* _Material provided_:
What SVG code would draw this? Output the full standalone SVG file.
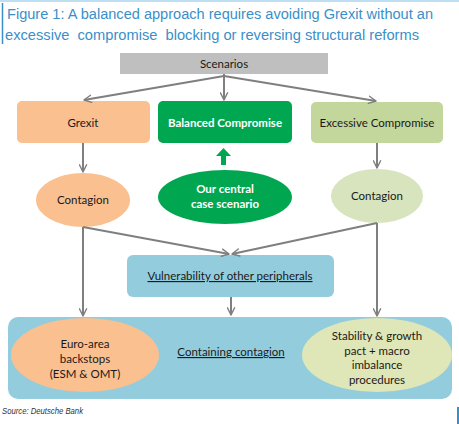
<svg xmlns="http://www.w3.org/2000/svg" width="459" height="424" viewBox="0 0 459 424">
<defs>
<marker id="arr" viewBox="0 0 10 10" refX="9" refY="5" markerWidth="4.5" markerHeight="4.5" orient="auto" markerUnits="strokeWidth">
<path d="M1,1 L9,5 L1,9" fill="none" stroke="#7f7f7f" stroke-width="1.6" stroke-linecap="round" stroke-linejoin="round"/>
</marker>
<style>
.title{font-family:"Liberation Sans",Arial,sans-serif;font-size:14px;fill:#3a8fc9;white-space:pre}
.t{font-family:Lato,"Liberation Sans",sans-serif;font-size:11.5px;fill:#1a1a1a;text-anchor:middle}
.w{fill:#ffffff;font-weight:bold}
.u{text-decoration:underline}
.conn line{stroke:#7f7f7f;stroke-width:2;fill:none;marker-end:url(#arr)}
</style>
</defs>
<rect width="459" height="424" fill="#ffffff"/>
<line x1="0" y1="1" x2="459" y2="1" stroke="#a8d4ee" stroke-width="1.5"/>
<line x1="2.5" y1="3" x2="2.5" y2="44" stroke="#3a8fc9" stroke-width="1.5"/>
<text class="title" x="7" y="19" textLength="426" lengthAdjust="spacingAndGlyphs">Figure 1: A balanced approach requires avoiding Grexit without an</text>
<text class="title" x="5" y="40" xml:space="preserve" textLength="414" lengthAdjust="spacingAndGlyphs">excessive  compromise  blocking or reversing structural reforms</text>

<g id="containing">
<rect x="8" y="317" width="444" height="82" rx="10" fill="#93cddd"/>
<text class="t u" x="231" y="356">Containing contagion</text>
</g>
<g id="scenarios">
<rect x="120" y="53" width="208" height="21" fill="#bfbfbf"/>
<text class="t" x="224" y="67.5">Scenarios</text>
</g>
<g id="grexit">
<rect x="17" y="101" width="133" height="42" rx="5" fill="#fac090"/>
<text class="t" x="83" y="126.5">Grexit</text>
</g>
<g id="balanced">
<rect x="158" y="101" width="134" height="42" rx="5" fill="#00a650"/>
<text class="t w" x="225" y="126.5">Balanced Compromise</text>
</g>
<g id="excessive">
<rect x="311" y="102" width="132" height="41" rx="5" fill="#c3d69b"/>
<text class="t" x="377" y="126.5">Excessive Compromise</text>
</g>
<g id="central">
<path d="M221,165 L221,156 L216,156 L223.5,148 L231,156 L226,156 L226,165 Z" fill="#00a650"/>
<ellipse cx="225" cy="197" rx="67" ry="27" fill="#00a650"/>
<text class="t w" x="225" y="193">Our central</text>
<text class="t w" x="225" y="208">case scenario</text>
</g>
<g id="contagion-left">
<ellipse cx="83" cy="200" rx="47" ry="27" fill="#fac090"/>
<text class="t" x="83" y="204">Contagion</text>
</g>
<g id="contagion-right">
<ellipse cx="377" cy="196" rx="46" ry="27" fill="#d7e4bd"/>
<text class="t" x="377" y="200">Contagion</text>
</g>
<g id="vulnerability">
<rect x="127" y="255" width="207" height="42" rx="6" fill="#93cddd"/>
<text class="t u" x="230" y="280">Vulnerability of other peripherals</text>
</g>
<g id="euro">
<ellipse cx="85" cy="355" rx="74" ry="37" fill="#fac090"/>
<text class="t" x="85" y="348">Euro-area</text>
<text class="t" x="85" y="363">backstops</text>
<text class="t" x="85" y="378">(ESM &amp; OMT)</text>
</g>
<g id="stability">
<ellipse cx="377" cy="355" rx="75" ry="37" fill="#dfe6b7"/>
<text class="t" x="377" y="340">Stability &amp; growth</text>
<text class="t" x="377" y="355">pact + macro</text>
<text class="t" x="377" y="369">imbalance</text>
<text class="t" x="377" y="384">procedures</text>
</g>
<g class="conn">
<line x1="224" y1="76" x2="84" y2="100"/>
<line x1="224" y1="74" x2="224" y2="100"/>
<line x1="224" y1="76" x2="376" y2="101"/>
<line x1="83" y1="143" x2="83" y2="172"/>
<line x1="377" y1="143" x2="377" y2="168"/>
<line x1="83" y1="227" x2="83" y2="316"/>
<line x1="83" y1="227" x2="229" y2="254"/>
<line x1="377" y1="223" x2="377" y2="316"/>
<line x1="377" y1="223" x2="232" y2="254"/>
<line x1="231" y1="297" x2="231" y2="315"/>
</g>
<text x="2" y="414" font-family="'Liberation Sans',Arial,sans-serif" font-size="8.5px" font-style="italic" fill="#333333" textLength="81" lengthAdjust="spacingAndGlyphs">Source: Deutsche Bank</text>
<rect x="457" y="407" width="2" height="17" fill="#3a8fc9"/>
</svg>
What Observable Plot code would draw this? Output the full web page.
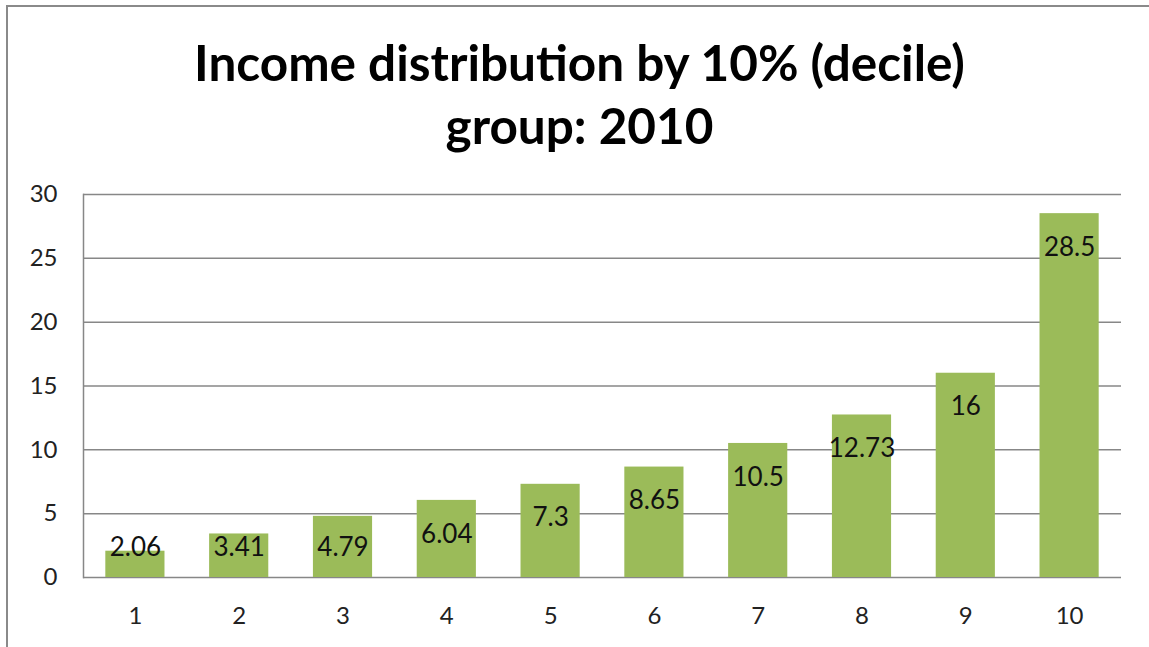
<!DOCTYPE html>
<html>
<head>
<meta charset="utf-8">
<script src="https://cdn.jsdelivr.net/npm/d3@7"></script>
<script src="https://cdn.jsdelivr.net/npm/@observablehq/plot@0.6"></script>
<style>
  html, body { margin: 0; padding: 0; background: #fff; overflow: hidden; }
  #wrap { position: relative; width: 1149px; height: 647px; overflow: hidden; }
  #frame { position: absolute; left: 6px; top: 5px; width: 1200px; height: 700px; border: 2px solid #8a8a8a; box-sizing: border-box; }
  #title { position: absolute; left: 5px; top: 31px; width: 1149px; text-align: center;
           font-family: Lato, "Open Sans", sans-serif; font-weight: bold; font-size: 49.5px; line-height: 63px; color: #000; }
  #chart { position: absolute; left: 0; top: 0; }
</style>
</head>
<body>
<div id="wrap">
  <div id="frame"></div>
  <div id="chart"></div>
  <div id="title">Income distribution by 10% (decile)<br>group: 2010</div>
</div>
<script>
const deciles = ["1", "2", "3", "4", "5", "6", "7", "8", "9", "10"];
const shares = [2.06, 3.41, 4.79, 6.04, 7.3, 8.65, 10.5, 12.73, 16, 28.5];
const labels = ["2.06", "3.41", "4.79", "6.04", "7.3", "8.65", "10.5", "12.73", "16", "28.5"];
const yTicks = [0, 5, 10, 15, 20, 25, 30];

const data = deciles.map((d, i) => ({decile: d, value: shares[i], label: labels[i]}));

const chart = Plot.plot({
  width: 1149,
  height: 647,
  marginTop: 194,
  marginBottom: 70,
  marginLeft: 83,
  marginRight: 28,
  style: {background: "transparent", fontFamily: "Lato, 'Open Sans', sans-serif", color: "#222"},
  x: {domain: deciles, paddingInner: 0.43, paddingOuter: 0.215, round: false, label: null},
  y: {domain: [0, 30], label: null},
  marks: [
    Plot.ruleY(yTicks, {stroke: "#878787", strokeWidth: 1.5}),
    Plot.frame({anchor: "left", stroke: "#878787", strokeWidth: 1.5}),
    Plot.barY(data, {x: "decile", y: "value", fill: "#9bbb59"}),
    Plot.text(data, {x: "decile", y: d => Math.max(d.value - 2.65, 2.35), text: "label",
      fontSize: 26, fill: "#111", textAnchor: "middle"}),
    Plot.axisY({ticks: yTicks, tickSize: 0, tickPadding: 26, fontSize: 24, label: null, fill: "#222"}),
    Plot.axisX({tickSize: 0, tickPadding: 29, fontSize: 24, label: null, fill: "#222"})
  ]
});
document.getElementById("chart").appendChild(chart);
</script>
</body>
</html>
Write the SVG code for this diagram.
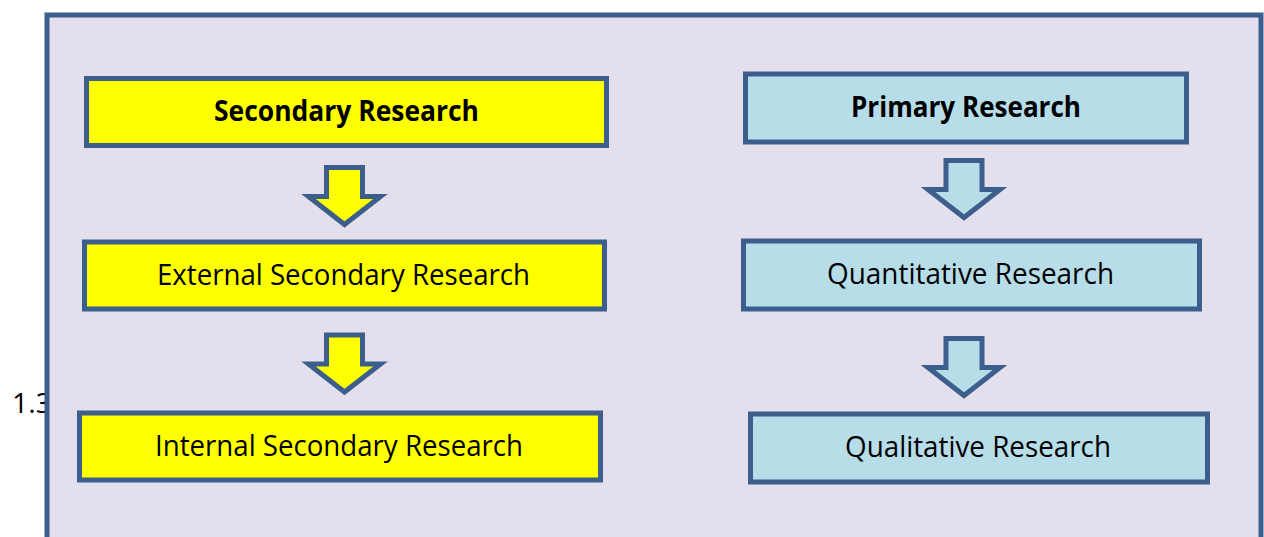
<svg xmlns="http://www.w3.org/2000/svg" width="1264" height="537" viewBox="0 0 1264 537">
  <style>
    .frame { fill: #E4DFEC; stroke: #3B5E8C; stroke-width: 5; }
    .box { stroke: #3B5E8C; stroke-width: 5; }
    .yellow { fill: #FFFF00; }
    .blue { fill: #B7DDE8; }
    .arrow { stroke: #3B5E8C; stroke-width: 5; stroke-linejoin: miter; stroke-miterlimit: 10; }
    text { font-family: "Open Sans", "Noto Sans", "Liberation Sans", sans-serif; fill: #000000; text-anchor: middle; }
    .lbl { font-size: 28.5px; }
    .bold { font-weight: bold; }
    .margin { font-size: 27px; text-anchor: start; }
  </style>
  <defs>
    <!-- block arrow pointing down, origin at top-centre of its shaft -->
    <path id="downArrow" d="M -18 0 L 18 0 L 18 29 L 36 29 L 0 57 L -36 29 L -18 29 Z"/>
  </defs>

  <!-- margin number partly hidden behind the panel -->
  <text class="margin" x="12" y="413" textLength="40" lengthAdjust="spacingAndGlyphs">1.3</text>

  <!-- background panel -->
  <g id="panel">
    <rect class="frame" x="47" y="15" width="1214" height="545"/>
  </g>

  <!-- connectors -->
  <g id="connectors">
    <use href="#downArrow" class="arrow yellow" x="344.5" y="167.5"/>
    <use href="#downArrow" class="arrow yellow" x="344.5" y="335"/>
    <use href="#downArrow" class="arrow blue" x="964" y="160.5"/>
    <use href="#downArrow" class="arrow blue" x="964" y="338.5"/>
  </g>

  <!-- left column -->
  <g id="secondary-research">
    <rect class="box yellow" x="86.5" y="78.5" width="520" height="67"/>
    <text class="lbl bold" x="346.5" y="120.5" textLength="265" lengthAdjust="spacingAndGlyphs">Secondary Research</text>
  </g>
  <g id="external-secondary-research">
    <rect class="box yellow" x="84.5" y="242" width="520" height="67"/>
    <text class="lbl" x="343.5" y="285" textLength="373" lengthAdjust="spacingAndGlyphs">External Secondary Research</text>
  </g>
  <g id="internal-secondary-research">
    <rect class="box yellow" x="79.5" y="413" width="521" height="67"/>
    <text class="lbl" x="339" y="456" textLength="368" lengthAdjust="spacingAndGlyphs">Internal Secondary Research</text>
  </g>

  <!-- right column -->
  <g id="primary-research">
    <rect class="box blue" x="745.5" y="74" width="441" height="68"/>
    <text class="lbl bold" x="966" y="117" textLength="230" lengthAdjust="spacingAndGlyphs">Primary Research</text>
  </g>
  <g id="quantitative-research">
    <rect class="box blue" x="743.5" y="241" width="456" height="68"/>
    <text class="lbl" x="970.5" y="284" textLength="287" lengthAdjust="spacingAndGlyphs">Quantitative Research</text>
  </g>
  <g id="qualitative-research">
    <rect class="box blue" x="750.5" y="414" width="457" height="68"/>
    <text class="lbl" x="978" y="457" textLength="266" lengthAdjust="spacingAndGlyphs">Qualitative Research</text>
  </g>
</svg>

* _Set exercise_: Only the lines from the top of the records through the line with "reversing structural reforms</text>" belong in the copy; write them out exactly, leaving out pictures.

* _Task answer_:
What SVG code would draw this? Output the full standalone SVG file.
<svg xmlns="http://www.w3.org/2000/svg" width="459" height="424" viewBox="0 0 459 424">
<defs>
<marker id="arr" viewBox="0 0 10 10" refX="9" refY="5" markerWidth="4.5" markerHeight="4.5" orient="auto" markerUnits="strokeWidth">
<path d="M1,1 L9,5 L1,9" fill="none" stroke="#7f7f7f" stroke-width="1.6" stroke-linecap="round" stroke-linejoin="round"/>
</marker>
<style>
.title{font-family:"Liberation Sans",Arial,sans-serif;font-size:14px;fill:#3a8fc9;white-space:pre}
.t{font-family:Lato,"Liberation Sans",sans-serif;font-size:11.5px;fill:#1a1a1a;text-anchor:middle}
.w{fill:#ffffff;font-weight:bold}
.u{text-decoration:underline}
.conn line{stroke:#7f7f7f;stroke-width:2;fill:none;marker-end:url(#arr)}
</style>
</defs>
<rect width="459" height="424" fill="#ffffff"/>
<line x1="0" y1="1" x2="459" y2="1" stroke="#a8d4ee" stroke-width="1.5"/>
<line x1="2.5" y1="3" x2="2.5" y2="44" stroke="#3a8fc9" stroke-width="1.5"/>
<text class="title" x="7" y="19" textLength="426" lengthAdjust="spacingAndGlyphs">Figure 1: A balanced approach requires avoiding Grexit without an</text>
<text class="title" x="5" y="40" xml:space="preserve" textLength="414" lengthAdjust="spacingAndGlyphs">excessive  compromise  blocking or reversing structural reforms</text>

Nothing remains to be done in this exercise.